We are all familiar with complex networks: How does a computer virus spread around the internet? How does a contagious disease get passed around a popluation? How does a rumour spread through a workforce? It has been found that common patterns of connectivity tend to arise in lots of different types of network. Computer scientists, physicists and mathematicians have developed techniques to analyse, categorise and explain these patterns. Very recent brain scanning technology allows us to look at networks within the living human brain: Which parts of the brain are connected to which other parts? This project will apply the tools of network analysis to this new experimental data.

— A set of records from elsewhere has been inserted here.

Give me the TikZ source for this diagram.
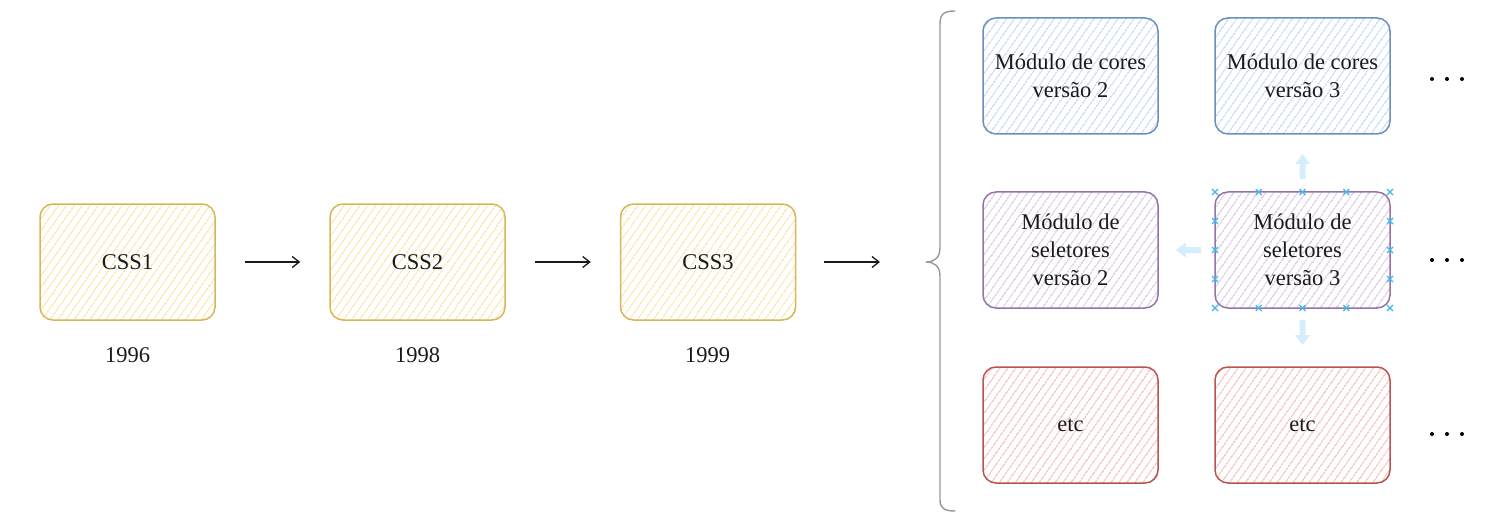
\documentclass[tikz,border=0pt]{standalone}
\usepackage{fontspec}
\setmainfont{Liberation Serif}
\usetikzlibrary{arrows.meta,patterns.meta}

\definecolor{yelline}{HTML}{D6B656}
\definecolor{yelfill}{HTML}{F8E2A2}
\definecolor{bluline}{HTML}{6C8EBF}
\definecolor{blufill}{HTML}{C0D6F5}
\definecolor{purline}{HTML}{9673A6}
\definecolor{purfill}{HTML}{D6C5DF}
\definecolor{redline}{HTML}{B85450}
\definecolor{redfill}{HTML}{F4BAB7}
\definecolor{handlecol}{HTML}{3FB8F0}
\definecolor{handlearr}{HTML}{D5EEFB}
\definecolor{inkcol}{HTML}{1A1A1A}

\tikzset{
	modbox/.style={draw=#1line, line width=1.5pt, rounded corners=13pt,
		pattern={Lines[angle=55,distance=6.5pt,line width=1pt]}, pattern color=#1fill,
		minimum width=175pt, minimum height=116pt, inner sep=0pt,
		align=center, text=inkcol, font=\fontsize{22.5}{28}\selectfont},
	year/.style={text=inkcol, font=\fontsize{22.5}{28}\selectfont},
	conn/.style={-{Straight Barb[length=7pt,width=11pt]}, line width=1.3pt, inkcol},
	xmark/.style={handlecol, line width=1.1pt},
}

\begin{document}
\begin{tikzpicture}[x=1pt,y=-1pt]
			%%%%% START %%%%%
			\useasboundingbox (0,0) rectangle (1492,516);
			
			% versions
			\node[modbox=yel] (css1) at (127.5, 262) {CSS1};
			\node[modbox=yel] (css2) at (417.5, 262) {CSS2};
			\node[modbox=yel] (css3) at (708, 262) {CSS3};
			
			\node[year] (y1) at (127.5, 355) {1996};
			\node[year] (y2) at (417.5, 355) {1998};
			\node[year] (y3) at (707.5, 355) {1999};
			
			\coordinate (bracetip) at (926, 262);
			\draw[conn, shorten <=29pt, shorten >=29pt] (css1.east) -- (css2.west);
			\draw[conn, shorten <=29pt, shorten >=29pt] (css2.east) -- (css3.west);
			\draw[conn, shorten <=28pt, shorten >=46pt] (css3.east) -- (bracetip);
			
			% brace
			\draw[line width=1.4pt, black!40, line cap=round, line join=round]
				(955, 11) .. controls (944, 11) and (940, 14) .. (940, 24)
				-- (940, 248) .. controls (940, 258) and (934, 262) .. (bracetip)
				.. controls (934, 262) and (940, 266) .. (940, 276)
				-- (940, 500) .. controls (940, 508) and (944, 511) .. (955, 511);
			
			% modules
			\node[modbox=blu] (cor2) at (1070.5, 76) {Módulo de cores\\versão 2};
			\node[modbox=blu] (cor3) at (1302.5, 76) {Módulo de cores\\versão 3};
			\node[modbox=pur] (sel2) at (1070.5, 250) {Módulo de\\seletores\\versão 2};
			\node[modbox=pur] (sel3) at (1302.5, 250) {Módulo de\\seletores\\versão 3};
			\node[modbox=red] (etc2) at (1070.5, 425) {etc};
			\node[modbox=red] (etc3) at (1302.5, 425) {etc};
			
			% more to come
			\foreach \y in {79, 260, 434}
				\foreach \x in {1432, 1447, 1462}
					\fill[black] (\x, \y) circle (2pt);
			
			% selection handles
			\foreach \x in {1215, 1258.75, 1302.5, 1346.25, 1390}
				\foreach \y in {192, 308}
					\draw[xmark] (\x-3, \y-3) -- (\x+3, \y+3) (\x-3, \y+3) -- (\x+3, \y-3);
			\foreach \x in {1215, 1390}
				\foreach \y in {221, 250, 279}
					\draw[xmark] (\x-3, \y-3) -- (\x+3, \y+3) (\x-3, \y+3) -- (\x+3, \y-3);
			\foreach \p/\r in {{(1302.5,167)}/0, {(1302.5,332)}/180, {(1189,250)}/90}
				\fill[handlearr, shift={\p}, rotate=\r]
					(0,-13) -- (7.5,-3) -- (3,-3) -- (3,12) -- (-3,12) -- (-3,-3) -- (-7.5,-3) -- cycle;
			
			%%%%% END %%%%%
\end{tikzpicture}
\end{document}
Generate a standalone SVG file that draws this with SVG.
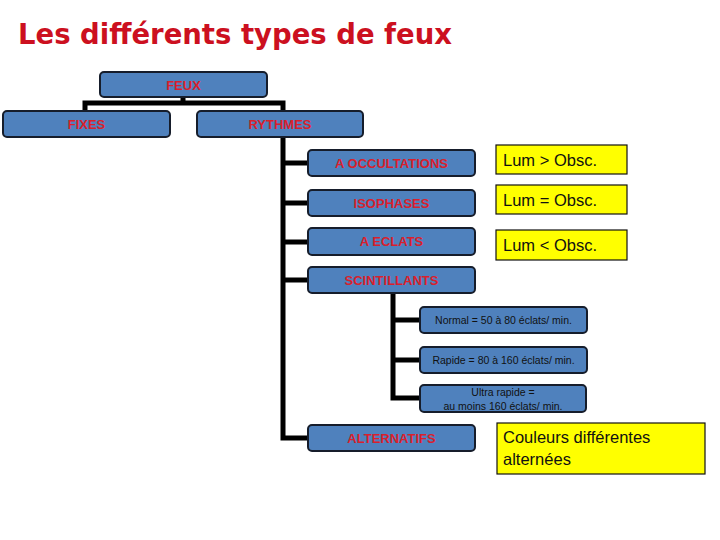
<svg xmlns="http://www.w3.org/2000/svg" width="720" height="540" viewBox="0 0 720 540">
<style>
.box{fill:#4F81BD;stroke:#161d2b;stroke-width:2}
.note{fill:#FFFF00;stroke:#111;stroke-width:1.2}
.lbl{font-family:"Liberation Sans",Arial,sans-serif;font-weight:bold;font-size:13px;fill:#D9202C;text-anchor:middle}
.small{font-family:"Liberation Sans",Arial,sans-serif;font-size:10.5px;fill:#111;text-anchor:middle}
.ntxt{font-family:"Liberation Sans",Arial,sans-serif;font-size:16.5px;fill:#111}
.con{stroke:#000;stroke-width:5;fill:none;stroke-linejoin:miter}
</style>
<rect width="720" height="540" fill="#fff"/>
<text x="18" y="44" font-family="'DejaVu Sans',Verdana,sans-serif" font-weight="bold" font-size="28" fill="#CC1020" textLength="434" lengthAdjust="spacingAndGlyphs">Les différents types de feux</text>
<g id="connectors">
<path class="con" d="M183 97 V103 M85 111 V103 H283 V111"/>
<path class="con" d="M283 137 V438 H308 M283 163 H308 M283 203 H308 M283 242 H308 M283 280 H308"/>
<path class="con" d="M393 293 V398 H420 M393 320 H420 M393 360 H420"/>
</g>
<g id="feux"><rect class="box" x="100" y="72" width="167" height="25" rx="4"/><text class="lbl" x="183.5" y="90">FEUX</text></g>
<g id="fixes"><rect class="box" x="3" y="111" width="167" height="26" rx="4"/><text class="lbl" x="86.5" y="129">FIXES</text></g>
<g id="rythmes"><rect class="box" x="197" y="111" width="166" height="26" rx="4"/><text class="lbl" x="280" y="129">RYTHMES</text></g>
<g id="occultations"><rect class="box" x="308" y="150" width="167" height="26" rx="4"/><text class="lbl" x="391.5" y="168">A OCCULTATIONS</text></g>
<g id="isophases"><rect class="box" x="308" y="190" width="167" height="26" rx="4"/><text class="lbl" x="391.5" y="208">ISOPHASES</text></g>
<g id="eclats"><rect class="box" x="308" y="228" width="167" height="27" rx="4"/><text class="lbl" x="391.5" y="246">A ECLATS</text></g>
<g id="scintillants"><rect class="box" x="308" y="267" width="167" height="26" rx="4"/><text class="lbl" x="391.5" y="285">SCINTILLANTS</text></g>
<g id="alternatifs"><rect class="box" x="308" y="425" width="167" height="26" rx="4"/><text class="lbl" x="391.5" y="443">ALTERNATIFS</text></g>
<g id="normal"><rect class="box" x="420" y="307" width="167" height="26" rx="4"/><text class="small" x="503.5" y="324">Normal = 50 à 80 éclats/ min.</text></g>
<g id="rapide"><rect class="box" x="420" y="347" width="167" height="26" rx="4"/><text class="small" x="503.5" y="364">Rapide = 80 à 160 éclats/ min.</text></g>
<g id="ultra"><rect class="box" x="420" y="385" width="166" height="27" rx="4"/><text class="small" x="503" y="396">Ultra rapide =</text><text class="small" x="503" y="410">au moins 160 éclats/ min.</text></g>
<g id="lum-sup"><rect class="note" x="496" y="145" width="131" height="29"/><text class="ntxt" x="503" y="166">Lum &gt; Obsc.</text></g>
<g id="lum-eq"><rect class="note" x="496" y="185" width="131" height="29"/><text class="ntxt" x="503" y="206">Lum = Obsc.</text></g>
<g id="lum-inf"><rect class="note" x="496" y="230" width="131" height="30"/><text class="ntxt" x="503" y="251">Lum &lt; Obsc.</text></g>
<g id="couleurs"><rect class="note" x="497" y="423" width="208" height="51"/><text class="ntxt" x="503" y="443" font-size="17">Couleurs différentes</text><text class="ntxt" x="503" y="465" font-size="17">alternées</text></g>
</svg>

It will allow us to address fundamental questions such as: How is the human brain wired up?, and What makes the human brain different from that of other primates? Also, by comparing brain scans from healthy and diseased patients, we can look at issues such as: What goes wrong with the wiring in patients with Alzheimer s disease or Multiple Sclerosis or schizophrenia?, and What type of medical intervntion is likely to be useful?

The project team
involves neuroscientists, computer scientists and mathematicians and has access
to cutting edge brain scan data from the
Centre for Functional Magnetic Imaging of the Brain at the
University of Oxford
and John Radcliffe Hospital.

Modern non-invasive experimental neuroscience techniques can now make avialable data that begins to describe the intricate multi-scale connectivity patterns in the human brain. This proposal will apply tools of complex network analysis that have emerged in computer science, physics and mathematics to this new data source. This will allow us to characterise and measure global properties, explain network evolution, find and interpret network motifs and predict global behaviour from individual components. Results will contribute both to basic biological and medical science and to the study of brain development, ageing evolution and disorders. This interdiscliplinary project will extend an existing successful collaboration between neuroscientists, computational scientists and mathematicians. Access to cutting edge, whole-brain diffusion data from the FMRIB centre at Oxford adds enormous value to this paoposal.